TASK DETAILS:
Copy out each line that has "LaTeX" in it.

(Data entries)

--- --- ---

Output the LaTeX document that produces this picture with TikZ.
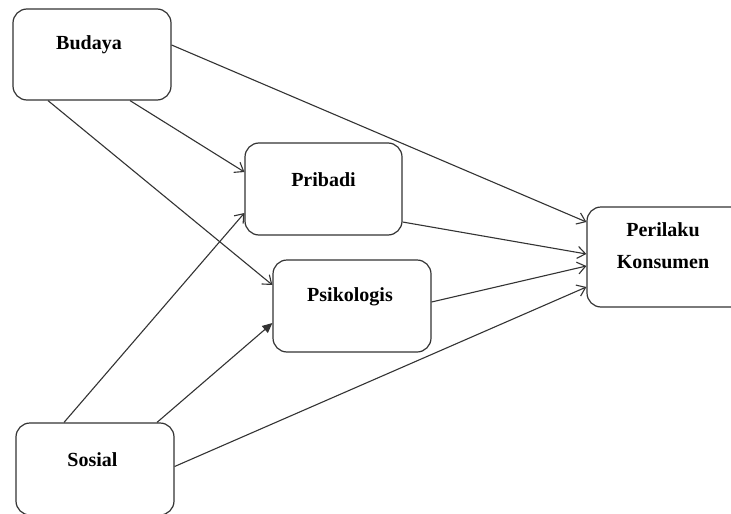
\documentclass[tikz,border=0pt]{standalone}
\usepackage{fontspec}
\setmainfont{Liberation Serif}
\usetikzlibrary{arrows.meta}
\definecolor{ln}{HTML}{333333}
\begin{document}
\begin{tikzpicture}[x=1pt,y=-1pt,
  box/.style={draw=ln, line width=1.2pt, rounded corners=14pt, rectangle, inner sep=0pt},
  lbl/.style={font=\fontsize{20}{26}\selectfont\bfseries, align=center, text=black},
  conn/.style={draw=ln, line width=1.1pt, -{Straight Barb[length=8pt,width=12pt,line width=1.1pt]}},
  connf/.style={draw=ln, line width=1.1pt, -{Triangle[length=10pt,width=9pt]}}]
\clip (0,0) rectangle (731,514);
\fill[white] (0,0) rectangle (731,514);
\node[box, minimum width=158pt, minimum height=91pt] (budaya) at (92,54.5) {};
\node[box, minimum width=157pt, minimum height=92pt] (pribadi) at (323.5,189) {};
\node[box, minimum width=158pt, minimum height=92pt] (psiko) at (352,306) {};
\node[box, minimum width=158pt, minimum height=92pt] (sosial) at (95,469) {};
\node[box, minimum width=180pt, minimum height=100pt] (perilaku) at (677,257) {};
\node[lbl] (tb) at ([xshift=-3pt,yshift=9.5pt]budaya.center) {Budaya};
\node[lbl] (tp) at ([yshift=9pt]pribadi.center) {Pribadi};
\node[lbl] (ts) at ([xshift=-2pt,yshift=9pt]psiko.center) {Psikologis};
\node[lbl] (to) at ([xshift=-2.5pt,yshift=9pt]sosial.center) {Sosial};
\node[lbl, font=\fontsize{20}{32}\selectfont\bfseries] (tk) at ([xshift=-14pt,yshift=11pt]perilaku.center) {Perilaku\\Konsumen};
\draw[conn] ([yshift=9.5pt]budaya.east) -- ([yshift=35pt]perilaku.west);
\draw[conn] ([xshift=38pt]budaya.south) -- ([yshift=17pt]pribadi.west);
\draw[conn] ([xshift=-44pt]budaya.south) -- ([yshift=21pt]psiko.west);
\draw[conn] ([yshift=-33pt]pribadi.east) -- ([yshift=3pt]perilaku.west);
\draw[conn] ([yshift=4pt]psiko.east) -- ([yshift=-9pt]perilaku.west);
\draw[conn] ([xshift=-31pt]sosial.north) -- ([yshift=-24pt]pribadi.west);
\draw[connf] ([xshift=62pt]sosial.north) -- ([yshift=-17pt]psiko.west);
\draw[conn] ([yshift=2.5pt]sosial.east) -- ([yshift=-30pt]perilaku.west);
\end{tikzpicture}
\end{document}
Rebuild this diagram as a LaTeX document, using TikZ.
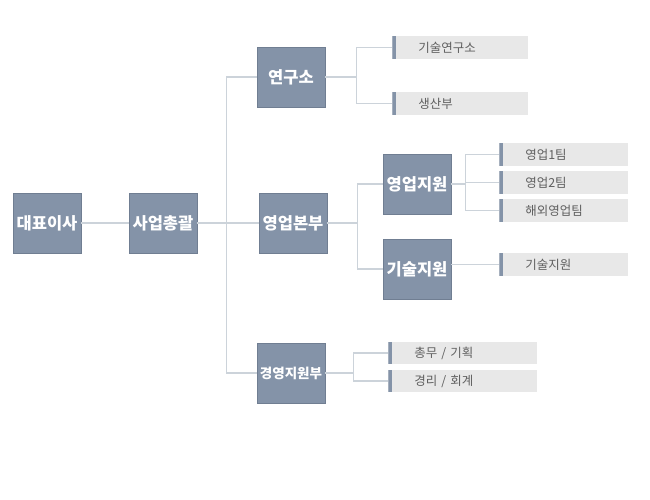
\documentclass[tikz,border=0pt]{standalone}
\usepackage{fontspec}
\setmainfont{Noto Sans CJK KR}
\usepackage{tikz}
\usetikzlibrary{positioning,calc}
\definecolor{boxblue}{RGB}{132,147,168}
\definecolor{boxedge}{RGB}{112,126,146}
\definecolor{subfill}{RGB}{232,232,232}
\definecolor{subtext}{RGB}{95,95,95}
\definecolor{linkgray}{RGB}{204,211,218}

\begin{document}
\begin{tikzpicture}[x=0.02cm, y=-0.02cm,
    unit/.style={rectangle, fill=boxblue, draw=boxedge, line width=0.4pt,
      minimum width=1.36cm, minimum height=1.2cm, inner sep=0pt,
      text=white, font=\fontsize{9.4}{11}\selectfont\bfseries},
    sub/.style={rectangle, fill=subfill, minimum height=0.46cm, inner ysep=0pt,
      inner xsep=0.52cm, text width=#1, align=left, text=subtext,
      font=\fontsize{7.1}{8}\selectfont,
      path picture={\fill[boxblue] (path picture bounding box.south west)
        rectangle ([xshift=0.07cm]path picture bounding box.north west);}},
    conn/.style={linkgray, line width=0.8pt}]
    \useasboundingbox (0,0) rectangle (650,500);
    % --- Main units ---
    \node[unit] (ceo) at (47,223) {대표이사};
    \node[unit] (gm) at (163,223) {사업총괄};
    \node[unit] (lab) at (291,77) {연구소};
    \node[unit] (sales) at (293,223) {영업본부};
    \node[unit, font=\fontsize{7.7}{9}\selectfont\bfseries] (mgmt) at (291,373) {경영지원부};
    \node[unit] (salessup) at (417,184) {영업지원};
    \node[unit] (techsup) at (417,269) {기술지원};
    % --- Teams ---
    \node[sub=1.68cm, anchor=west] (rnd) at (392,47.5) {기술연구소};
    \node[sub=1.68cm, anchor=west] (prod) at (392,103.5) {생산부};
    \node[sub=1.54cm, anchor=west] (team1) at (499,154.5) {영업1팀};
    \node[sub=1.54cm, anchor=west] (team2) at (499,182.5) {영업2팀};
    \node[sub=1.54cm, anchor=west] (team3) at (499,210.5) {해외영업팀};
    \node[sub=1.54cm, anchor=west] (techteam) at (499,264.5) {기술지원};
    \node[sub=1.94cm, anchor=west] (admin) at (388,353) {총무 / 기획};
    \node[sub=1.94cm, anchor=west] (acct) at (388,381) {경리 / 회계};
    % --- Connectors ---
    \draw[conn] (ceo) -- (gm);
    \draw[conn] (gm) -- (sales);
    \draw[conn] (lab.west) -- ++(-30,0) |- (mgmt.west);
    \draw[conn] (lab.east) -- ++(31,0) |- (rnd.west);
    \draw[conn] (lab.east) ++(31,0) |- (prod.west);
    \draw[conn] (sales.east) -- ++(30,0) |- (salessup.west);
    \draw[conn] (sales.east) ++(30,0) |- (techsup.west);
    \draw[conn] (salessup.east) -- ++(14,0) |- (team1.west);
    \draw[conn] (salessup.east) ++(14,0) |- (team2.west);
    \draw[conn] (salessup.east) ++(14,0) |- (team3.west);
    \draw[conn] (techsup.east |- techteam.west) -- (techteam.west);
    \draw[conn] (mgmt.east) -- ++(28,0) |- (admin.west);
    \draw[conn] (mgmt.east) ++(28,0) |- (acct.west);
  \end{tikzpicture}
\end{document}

--- --- ---

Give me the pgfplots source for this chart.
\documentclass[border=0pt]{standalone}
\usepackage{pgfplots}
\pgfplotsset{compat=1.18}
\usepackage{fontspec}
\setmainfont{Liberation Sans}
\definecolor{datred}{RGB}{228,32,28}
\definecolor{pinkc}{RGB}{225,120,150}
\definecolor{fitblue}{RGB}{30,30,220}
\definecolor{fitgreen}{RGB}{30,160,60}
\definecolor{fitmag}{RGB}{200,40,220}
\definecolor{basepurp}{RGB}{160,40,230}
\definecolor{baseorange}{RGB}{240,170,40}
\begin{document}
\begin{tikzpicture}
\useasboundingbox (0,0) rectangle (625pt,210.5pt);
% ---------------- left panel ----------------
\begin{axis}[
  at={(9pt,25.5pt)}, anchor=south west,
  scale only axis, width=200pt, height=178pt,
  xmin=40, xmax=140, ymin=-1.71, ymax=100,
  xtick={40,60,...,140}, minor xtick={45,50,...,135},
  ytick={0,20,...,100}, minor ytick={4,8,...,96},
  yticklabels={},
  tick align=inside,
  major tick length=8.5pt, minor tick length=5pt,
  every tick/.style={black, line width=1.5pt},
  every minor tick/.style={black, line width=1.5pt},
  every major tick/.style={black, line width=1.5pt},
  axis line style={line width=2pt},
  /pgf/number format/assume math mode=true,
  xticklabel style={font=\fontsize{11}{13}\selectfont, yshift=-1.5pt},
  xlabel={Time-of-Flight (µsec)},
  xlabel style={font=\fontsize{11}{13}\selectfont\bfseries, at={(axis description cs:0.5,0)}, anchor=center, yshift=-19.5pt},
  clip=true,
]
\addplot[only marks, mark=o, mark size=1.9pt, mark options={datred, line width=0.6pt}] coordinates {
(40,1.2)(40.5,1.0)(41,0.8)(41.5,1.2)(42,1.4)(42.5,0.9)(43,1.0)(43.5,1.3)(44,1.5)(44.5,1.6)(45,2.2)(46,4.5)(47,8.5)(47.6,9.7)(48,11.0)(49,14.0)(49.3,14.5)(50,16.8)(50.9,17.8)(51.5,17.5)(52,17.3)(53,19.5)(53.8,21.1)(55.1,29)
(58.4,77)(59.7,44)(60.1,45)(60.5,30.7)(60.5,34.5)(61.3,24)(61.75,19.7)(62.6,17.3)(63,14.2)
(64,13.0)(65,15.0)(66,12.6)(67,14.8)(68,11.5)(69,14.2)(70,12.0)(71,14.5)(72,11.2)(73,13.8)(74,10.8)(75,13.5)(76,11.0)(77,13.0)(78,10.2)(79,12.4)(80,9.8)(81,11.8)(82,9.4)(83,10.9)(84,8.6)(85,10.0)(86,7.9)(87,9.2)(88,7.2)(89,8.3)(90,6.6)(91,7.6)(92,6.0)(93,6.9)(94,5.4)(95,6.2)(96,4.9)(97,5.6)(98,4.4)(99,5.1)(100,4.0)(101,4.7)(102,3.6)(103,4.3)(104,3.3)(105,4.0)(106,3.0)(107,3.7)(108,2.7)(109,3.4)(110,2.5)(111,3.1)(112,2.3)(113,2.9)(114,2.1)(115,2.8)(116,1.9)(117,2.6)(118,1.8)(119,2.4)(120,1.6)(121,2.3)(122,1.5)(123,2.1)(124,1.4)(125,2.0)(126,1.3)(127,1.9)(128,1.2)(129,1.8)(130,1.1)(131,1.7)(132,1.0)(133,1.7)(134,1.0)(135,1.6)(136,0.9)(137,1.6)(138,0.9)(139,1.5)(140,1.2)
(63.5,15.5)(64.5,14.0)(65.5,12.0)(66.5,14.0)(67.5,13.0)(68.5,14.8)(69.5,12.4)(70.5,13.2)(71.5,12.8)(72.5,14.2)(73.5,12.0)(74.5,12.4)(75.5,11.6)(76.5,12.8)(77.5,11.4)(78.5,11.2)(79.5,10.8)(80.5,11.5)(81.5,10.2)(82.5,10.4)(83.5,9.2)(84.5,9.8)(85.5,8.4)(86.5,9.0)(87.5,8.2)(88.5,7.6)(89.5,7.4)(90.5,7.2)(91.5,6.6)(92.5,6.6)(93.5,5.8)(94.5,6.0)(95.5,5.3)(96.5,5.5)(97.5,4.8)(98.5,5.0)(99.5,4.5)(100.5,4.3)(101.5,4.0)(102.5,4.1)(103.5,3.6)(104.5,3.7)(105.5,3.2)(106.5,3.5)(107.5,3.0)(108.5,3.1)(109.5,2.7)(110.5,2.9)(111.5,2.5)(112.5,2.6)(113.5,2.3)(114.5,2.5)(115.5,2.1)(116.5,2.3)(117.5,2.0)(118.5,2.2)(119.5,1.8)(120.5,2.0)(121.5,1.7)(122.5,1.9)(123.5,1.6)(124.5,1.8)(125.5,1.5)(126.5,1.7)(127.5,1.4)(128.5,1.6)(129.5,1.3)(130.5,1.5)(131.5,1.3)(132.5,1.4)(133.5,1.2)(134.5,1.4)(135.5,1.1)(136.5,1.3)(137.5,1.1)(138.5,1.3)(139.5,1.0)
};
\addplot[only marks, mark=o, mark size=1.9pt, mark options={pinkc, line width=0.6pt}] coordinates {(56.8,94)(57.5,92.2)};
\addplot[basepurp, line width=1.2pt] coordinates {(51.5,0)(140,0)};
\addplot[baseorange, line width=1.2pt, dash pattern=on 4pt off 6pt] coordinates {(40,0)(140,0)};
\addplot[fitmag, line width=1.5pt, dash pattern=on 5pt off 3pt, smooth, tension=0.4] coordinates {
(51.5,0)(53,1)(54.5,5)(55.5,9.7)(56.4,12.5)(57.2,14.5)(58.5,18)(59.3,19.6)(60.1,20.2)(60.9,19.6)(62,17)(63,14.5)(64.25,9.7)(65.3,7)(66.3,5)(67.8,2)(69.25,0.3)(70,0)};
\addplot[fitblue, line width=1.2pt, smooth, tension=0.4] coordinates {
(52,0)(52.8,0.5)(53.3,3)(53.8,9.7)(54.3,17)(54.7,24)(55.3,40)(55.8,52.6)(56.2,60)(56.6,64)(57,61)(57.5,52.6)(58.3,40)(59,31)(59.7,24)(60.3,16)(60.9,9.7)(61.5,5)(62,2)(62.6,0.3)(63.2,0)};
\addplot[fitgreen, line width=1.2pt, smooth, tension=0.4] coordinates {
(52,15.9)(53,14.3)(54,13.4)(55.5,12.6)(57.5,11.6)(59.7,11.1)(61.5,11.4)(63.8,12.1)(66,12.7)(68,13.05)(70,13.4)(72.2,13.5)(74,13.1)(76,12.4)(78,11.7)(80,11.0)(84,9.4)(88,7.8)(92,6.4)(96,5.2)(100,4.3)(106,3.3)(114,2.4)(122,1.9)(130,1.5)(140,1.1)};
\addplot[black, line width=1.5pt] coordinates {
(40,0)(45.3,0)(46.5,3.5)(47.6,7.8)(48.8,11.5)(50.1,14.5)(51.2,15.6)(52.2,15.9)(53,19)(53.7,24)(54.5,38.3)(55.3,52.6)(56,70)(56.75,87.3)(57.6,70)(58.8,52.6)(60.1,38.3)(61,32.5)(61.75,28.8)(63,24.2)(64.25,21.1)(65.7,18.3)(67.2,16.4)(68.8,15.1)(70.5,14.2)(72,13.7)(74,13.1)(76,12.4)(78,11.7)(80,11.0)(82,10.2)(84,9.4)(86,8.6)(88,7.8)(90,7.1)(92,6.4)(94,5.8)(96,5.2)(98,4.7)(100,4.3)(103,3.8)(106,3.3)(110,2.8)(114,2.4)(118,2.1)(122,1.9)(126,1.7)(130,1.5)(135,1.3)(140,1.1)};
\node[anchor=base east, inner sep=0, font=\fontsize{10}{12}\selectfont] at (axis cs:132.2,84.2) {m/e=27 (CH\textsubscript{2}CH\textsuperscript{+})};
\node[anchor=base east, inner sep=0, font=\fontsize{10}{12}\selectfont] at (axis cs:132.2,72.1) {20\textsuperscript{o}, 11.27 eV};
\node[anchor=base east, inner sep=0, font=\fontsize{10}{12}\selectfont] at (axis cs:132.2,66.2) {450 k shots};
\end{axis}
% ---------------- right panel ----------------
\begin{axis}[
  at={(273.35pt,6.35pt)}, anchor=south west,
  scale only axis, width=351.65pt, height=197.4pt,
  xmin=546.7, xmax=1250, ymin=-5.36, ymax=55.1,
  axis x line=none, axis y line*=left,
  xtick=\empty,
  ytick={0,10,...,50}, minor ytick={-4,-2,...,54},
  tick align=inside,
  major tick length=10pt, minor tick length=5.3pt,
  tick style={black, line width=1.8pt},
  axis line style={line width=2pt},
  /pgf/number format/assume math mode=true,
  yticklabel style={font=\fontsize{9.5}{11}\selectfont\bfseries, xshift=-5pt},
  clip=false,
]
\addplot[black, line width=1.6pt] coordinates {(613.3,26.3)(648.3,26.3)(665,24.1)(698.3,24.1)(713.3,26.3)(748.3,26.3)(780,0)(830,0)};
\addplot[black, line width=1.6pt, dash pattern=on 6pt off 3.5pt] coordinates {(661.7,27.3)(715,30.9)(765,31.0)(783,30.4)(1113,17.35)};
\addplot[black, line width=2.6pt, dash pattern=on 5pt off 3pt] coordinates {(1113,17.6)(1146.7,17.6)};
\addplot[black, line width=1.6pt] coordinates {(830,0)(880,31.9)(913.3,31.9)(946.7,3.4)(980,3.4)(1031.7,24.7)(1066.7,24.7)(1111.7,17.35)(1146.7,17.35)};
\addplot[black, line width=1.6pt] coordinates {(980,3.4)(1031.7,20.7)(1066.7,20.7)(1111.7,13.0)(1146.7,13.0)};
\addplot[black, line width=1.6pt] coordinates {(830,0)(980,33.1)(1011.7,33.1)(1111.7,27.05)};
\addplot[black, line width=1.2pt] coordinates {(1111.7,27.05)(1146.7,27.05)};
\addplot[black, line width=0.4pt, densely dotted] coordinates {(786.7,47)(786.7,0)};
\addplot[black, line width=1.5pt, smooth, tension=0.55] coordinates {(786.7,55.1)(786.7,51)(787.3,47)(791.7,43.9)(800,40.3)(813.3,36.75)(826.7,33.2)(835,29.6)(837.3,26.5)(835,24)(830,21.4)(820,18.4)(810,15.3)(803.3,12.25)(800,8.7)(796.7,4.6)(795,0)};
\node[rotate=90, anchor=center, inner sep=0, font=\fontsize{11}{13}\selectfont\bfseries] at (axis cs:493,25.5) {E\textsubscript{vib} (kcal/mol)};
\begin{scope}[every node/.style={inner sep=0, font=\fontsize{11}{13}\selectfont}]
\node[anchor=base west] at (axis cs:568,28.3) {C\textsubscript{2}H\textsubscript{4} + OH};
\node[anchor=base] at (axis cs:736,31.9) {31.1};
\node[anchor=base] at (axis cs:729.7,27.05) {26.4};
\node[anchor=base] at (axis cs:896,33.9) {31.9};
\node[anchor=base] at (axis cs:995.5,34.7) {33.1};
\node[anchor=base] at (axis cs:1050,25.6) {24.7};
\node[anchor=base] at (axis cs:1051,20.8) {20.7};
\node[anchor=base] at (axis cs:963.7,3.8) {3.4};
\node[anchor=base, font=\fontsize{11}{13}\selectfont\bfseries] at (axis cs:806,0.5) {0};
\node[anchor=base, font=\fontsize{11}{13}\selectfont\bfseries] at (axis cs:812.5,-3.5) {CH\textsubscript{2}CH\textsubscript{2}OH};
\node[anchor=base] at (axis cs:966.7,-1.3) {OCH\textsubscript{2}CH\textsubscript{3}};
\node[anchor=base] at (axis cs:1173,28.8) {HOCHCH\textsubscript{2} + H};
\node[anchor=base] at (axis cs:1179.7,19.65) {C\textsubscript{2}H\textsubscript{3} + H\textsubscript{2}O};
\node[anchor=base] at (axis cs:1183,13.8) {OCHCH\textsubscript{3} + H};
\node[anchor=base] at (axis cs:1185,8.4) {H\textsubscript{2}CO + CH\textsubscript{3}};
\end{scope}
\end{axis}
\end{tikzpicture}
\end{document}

--- --- ---

OUTPUT FOR THIS TASK:
Output the LaTeX document that produces this picture with TikZ.
Rebuild this diagram as a LaTeX document, using TikZ.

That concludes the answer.